Demeter Archive - Times of Upheaval

Prime Cut Demeter Archive - Women Protest against Home Rule   Prime Cut Demeter Project - Street Celebrations at the end of World War 2   Prime Cut Demeter Archive - A Ration Book from 1953   Prime Cut Demeter Archive - the Civil Rights Movement

Suffrage

Women's Suffrage is the right of women to vote. Woman campaigning for the vote from the peaceful to more active methods like protests and marches were called Suffragettes. Suffragettes wanted to vote, be treated as equal with men and have a voice in running the country.

Women’s Suffrage began as early as 1872 with women establishing groups or committees to campaign for the right to vote.  In 1872 Isabella Tod formed the North of Ireland’s Woman’s Suffrage Committee in Belfast and in 1909 other women followed her example and the Irish Women’s Suffrage Society was founded.  Though most of the famous protests for suffrage are stories from London, Belfast had its own share of passionate advocates. For example in 1913 and 1914 a number of incidents of incidents and arrests occurred including a woman  storming into the office and attacking the editors of the Belfast Evening Telegraph and the Belfast Newsletter. Women finally got the right to vote in 1918. 

The Blitz

Belfast was unprepared, having no adequate plan or previous experience to cope with major bombing attacks and large-scale air raids.

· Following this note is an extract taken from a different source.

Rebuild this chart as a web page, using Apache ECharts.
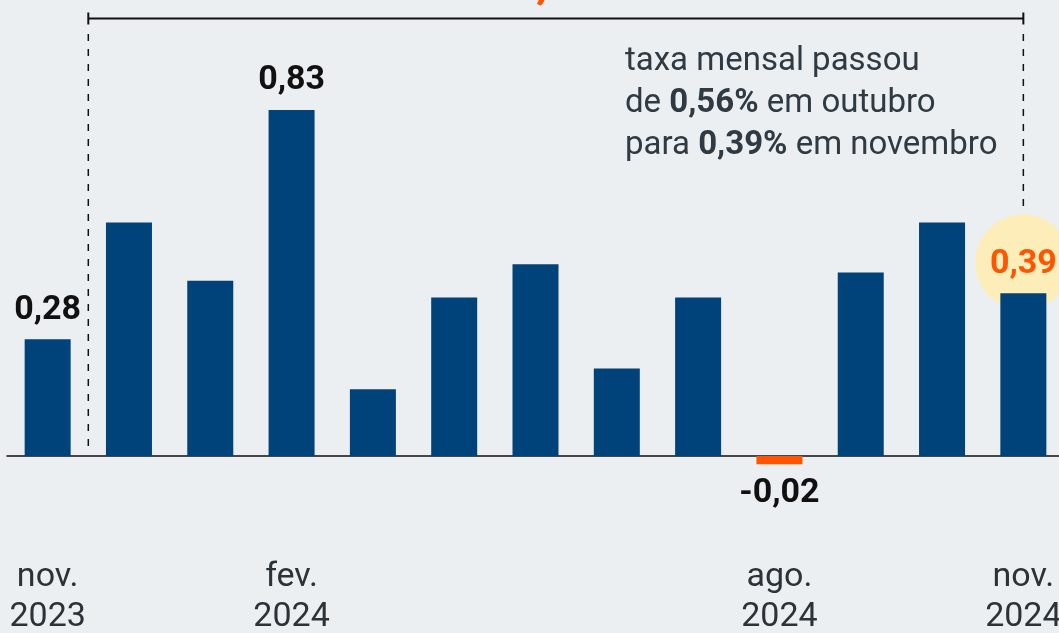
<!DOCTYPE html>
<html style="height: 100%">
<head>
	<meta charset="utf-8">
</head>
<body style="height: 100%; margin: 0; background: #eceff2">
<div id="container" style="width: 1059px; height: 633px"></div>
<script type="text/javascript" src="https://cdn.jsdelivr.net/npm/echarts@6/dist/echarts.min.js"></script>
<script type="text/javascript">
    var meses = ['nov.\n2023', 'dez.\n2023', 'jan.\n2024', 'fev.\n2024', 'mar.\n2024', 'abr.\n2024',
        'mai.\n2024', 'jun.\n2024', 'jul.\n2024', 'ago.\n2024', 'set.\n2024', 'out.\n2024', 'nov.\n2024'];
    var taxas = [0.28, 0.56, 0.42, 0.83, 0.16, 0.38, 0.46, 0.21, 0.38, -0.02, 0.44, 0.56, 0.39];
    var mesesVisiveis = [0, 3, 9, 12];
    var rotulados = [0, 3, 9, 12];
    var acumulado = '4,87%';

    var dom = document.getElementById("container");
    var myChart = echarts.init(dom);
    var fonte = 'Roboto';

    var ultimo = taxas.length - 1;

    var barras = taxas.map(function (v, i) {
        var item = {
            value: v,
            itemStyle: { color: v < 0 ? '#ff5500' : '#00427a' }
        };
        if (rotulados.indexOf(i) >= 0) {
            item.label = {
                show: true,
                position: v < 0 ? 'bottom' : 'top',
                distance: v < 0 ? 11 : 11,
                formatter: function (p) { return p.value.toFixed(2).replace('.', ','); },
                color: i === ultimo ? '#ff5500' : '#111',
                fontFamily: fonte,
                fontWeight: 'bold',
                fontSize: 34,
                lineHeight: 36
            };
        }
        return item;
    });

    // circulo amarelo atras do ultimo valor
    var destaque = taxas.map(function (v, i) { return i === ultimo ? v : '-'; });

    var option = {
        backgroundColor: '#eceff2',
        animation: false,
        grid: { left: 7, width: 1057, top: 39, height: 458.7, outerBoundsMode: 'none', containLabel: false },
        xAxis: {
            type: 'category',
            data: meses,
            axisLine: { lineStyle: { color: '#111', width: 1.5 } },
            axisTick: { show: false },
            axisLabel: {
                interval: function (i) { return mesesVisiveis.indexOf(i) >= 0; },
                margin: 60,
                color: '#2b3238',
                fontFamily: fonte,
                fontSize: 34,
                lineHeight: 40,
                hideOverlap: false
            }
        },
        yAxis: {
            type: 'value',
            min: -0.1,
            max: 1.0,
            show: false,
            splitLine: { show: false }
        },
        series: [
            {
                type: 'scatter',
                data: destaque,
                symbol: 'circle',
                symbolSize: 96,
                symbolOffset: [0, -31],
                itemStyle: { color: '#fdedb9', opacity: 1 },
                z: 1,
                silent: true
            },
            {
                type: 'bar',
                data: barras,
                barWidth: 46,
                z: 2
            }
        ]
    };

    myChart.setOption(option);

    var xEsq = (myChart.convertToPixel({ xAxisIndex: 0 }, 0) + myChart.convertToPixel({ xAxisIndex: 0 }, 1)) / 2;
    var xDir = myChart.convertToPixel({ xAxisIndex: 0 }, ultimo);
    var yBase = myChart.convertToPixel({ yAxisIndex: 0 }, 0);
    var yChave = 18.5;
    var tracejado = { stroke: '#111', lineWidth: 1.5, lineDash: [7, 8] };

    myChart.setOption({
        graphic: [
            { type: 'line', shape: { x1: xEsq, y1: yChave, x2: xDir, y2: yChave }, style: { stroke: '#111', lineWidth: 2 } },
            { type: 'line', shape: { x1: xEsq, y1: yChave - 6, x2: xEsq, y2: yChave + 6 }, style: { stroke: '#111', lineWidth: 2 } },
            { type: 'line', shape: { x1: xDir, y1: yChave - 6, x2: xDir, y2: yChave + 6 }, style: { stroke: '#111', lineWidth: 2 } },
            { type: 'line', shape: { x1: xEsq, y1: 34, x2: xEsq, y2: yBase - 4 }, style: tracejado },
            { type: 'line', shape: { x1: xDir, y1: 34, x2: xDir, y2: 213 }, style: tracejado },
            {
                type: 'text', x: 575, y: 9,
                style: {
                    text: acumulado, fill: '#ff5500', font: 'bold 50px Roboto',
                    textAlign: 'center', textVerticalAlign: 'bottom'
                }
            },
            {
                type: 'text', x: 625, y: 41,
                style: {
                    text: 'taxa mensal passou\nde {b|0,56%} em outubro\npara {b|0,39%} em novembro',
                    fill: '#2f3a42',
                    fontFamily: fonte,
                    fontSize: 33,
                    lineHeight: 42,
                    rich: {
                        b: { fontFamily: fonte, fontSize: 33, fontWeight: 'bold', fill: '#2f3a42', lineHeight: 42 }
                    }
                }
            }
        ]
    });
</script>
</body>
</html>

On the 7th of April, 1941, German bombers raided the dockside. This first raid caused damage to the Harland and Wolff premises and left 13 people dead. There was a second raid on the night of 15th  April; 180 German bombers took part in the attack that lasted from just before midnight until 4 a.m. on Easter Tuesday. Over 900 people were killed in the Easter Tuesday raid alone. During World War II probably no other city in the United Kingdom, except London, lost so many of its citizens in a single night’s raid.

After the April raids measures were taken to improve the defence of the city.

The Civil Defence movement and voluntary organisations, such as the Air Raid Precaution (A.R.P) units and the Women’s Voluntary Service were organised. These volunteers were trained in first aid, issued gas masks to the public, attended lectures on gas and gas warfare and volunteered at the posts which acted as central locations between air raid wardens, the war office and the public. Women volunteered in these posts and as nurses to help those injured by the bombs such as Falls Road public baths and St. George’s market. Meanwhile men and young boys acted as couriers, carrying messages to and from wardens. Some were hired for fire watching, they were given extra money to watch and make sure fires didn’t start in places of employment.

On May 4-5th an air raid targeted east of the city, bombs fell on homes and businesses. This was a strategic area targeting the shipyards and harbour. The following evening a smaller raid followed. The effect of these raids was devastating.

People living in Belfast in all areas and neighborhoods were affected and many different ways. Some communities fled to air raid shelters when the siren started while others hid in coal shelters in their homes. Those living in neighbourhoods being targeted slept outdoors in parks while others, mostly women and children, were evacuated to the country to live with relatives.

 

The Troubles

In 1968 The Civil Rights movement started in Ireland. This event coincided with the troubled years in Belfast.  Though some women had similar experiences as men in the conflict most women associate their priorities during the Troubles with organising and maintaining family life. Despite the challenges and difficulties in their communities and personal lives women often say “life had to go on, you just had to go on with it.” This attitude towards the conflict reflects a similar attitude across both the catholic and protestant communities with women on both sides commenting on their anxiety and worry yet mentioning their friendship, family and support.  This meant developing ways of getting by, depending on other women in the family or neighborhood and, as imany Belfast women say, developing an acute sense of humour.

In addition to maintaining a “normal” life during conflict many women played active roles working towards stopping the violence in their neighborhoods. Women were very active in peace building and establishing political and civic institutions. Women like Mairead Corrigan Maguire and Betty Williams led this movement and went on to win a Nobel Peace Prize in 1976 for their work while other women worked to establish local community centres which served as places for education and learning, support and help with community issues.